Job: Only the lines from the line containing "Reproduce this chart with matplotlib." to the line containing "ax = fig.add_axes([0.371, 0.293, 0.607, 0.615])", with both of those lines, are to be repeated exactly. Leave the images out.

———

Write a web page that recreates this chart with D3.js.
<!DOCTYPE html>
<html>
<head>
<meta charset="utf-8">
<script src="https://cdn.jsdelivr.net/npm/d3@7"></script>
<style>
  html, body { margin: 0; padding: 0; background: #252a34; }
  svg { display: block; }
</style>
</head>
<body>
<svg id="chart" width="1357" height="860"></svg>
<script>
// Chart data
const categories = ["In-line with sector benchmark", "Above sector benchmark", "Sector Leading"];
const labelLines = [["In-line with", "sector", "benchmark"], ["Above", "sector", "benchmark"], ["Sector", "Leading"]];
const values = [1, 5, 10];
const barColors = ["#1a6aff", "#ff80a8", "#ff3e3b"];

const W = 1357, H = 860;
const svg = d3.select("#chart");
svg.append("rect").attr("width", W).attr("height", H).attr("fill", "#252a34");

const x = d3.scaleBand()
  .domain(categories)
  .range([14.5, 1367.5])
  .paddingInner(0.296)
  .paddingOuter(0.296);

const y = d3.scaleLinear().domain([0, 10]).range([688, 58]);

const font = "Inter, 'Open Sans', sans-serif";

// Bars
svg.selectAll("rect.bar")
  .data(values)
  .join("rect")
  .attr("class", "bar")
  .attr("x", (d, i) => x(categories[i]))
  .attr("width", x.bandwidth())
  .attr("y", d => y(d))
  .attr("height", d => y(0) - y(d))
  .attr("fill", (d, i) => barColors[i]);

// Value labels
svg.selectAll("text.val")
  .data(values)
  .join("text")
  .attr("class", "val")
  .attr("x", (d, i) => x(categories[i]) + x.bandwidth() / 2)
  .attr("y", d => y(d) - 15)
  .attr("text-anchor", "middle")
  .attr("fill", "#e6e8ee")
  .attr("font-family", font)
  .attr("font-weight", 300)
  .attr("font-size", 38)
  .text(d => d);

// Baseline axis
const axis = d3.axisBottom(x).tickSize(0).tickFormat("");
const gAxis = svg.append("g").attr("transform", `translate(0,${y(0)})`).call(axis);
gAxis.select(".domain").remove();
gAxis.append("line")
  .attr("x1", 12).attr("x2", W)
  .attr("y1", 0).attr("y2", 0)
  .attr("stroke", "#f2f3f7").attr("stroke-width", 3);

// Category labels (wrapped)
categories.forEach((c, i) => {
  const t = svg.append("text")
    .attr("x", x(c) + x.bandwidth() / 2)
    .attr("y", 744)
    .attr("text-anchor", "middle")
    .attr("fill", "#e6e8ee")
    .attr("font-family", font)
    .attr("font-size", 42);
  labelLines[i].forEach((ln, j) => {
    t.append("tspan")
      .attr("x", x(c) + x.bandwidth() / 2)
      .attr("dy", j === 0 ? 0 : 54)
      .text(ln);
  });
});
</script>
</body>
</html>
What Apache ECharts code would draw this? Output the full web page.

———

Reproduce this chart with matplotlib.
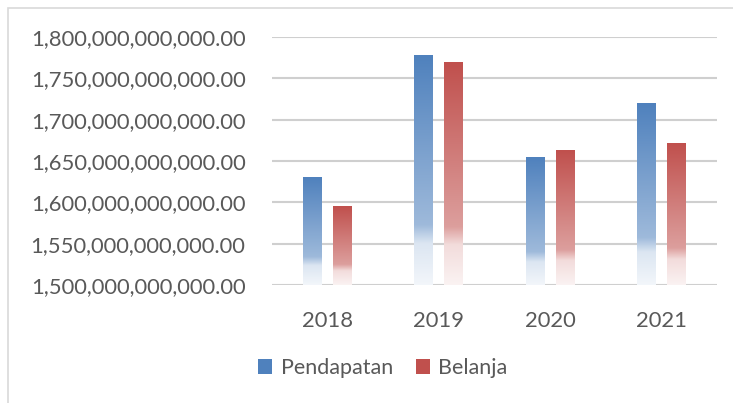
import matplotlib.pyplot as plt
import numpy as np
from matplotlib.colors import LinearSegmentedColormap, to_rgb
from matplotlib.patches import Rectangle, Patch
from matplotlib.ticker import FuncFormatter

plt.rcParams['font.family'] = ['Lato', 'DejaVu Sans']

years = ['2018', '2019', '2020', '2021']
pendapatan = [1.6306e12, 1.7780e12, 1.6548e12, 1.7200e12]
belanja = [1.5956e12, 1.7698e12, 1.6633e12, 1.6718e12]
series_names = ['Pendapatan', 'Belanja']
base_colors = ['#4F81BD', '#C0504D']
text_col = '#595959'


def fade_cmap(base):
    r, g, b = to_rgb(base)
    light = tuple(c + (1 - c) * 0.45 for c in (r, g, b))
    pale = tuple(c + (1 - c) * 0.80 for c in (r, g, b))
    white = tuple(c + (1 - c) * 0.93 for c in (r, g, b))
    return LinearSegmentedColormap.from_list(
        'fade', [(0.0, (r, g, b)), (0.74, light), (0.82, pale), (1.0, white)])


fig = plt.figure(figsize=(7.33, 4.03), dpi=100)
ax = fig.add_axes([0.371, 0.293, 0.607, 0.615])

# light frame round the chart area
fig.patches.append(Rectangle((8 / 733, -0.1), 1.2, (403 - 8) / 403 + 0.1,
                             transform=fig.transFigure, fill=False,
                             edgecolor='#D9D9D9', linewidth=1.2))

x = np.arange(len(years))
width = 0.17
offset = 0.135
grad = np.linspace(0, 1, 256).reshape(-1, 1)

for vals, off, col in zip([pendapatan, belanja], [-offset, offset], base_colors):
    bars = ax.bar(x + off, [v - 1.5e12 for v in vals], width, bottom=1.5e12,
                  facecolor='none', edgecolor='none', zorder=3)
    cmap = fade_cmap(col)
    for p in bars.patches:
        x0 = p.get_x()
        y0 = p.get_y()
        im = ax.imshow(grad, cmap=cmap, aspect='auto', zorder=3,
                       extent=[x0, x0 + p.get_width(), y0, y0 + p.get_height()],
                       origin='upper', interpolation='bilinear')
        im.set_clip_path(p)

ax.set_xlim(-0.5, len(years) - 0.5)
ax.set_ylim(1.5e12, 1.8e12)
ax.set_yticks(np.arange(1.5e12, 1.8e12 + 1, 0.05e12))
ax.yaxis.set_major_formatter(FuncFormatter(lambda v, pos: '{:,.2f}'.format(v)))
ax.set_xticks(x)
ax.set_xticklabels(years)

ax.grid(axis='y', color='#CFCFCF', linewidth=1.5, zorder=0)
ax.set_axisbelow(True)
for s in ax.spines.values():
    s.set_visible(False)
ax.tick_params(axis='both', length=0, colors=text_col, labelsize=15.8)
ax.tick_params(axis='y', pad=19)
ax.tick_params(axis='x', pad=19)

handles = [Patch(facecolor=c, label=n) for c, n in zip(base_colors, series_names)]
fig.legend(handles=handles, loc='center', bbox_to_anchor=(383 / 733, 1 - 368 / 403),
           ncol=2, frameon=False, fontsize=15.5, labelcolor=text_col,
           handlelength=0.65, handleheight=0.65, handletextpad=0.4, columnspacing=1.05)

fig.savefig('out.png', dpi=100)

———

Task answer:
Reproduce this chart with matplotlib.
import matplotlib.pyplot as plt
import numpy as np
from matplotlib.colors import LinearSegmentedColormap, to_rgb
from matplotlib.patches import Rectangle, Patch
from matplotlib.ticker import FuncFormatter

plt.rcParams['font.family'] = ['Lato', 'DejaVu Sans']

years = ['2018', '2019', '2020', '2021']
pendapatan = [1.6306e12, 1.7780e12, 1.6548e12, 1.7200e12]
belanja = [1.5956e12, 1.7698e12, 1.6633e12, 1.6718e12]
series_names = ['Pendapatan', 'Belanja']
base_colors = ['#4F81BD', '#C0504D']
text_col = '#595959'


def fade_cmap(base):
    r, g, b = to_rgb(base)
    light = tuple(c + (1 - c) * 0.45 for c in (r, g, b))
    pale = tuple(c + (1 - c) * 0.80 for c in (r, g, b))
    white = tuple(c + (1 - c) * 0.93 for c in (r, g, b))
    return LinearSegmentedColormap.from_list(
        'fade', [(0.0, (r, g, b)), (0.74, light), (0.82, pale), (1.0, white)])


fig = plt.figure(figsize=(7.33, 4.03), dpi=100)
ax = fig.add_axes([0.371, 0.293, 0.607, 0.615])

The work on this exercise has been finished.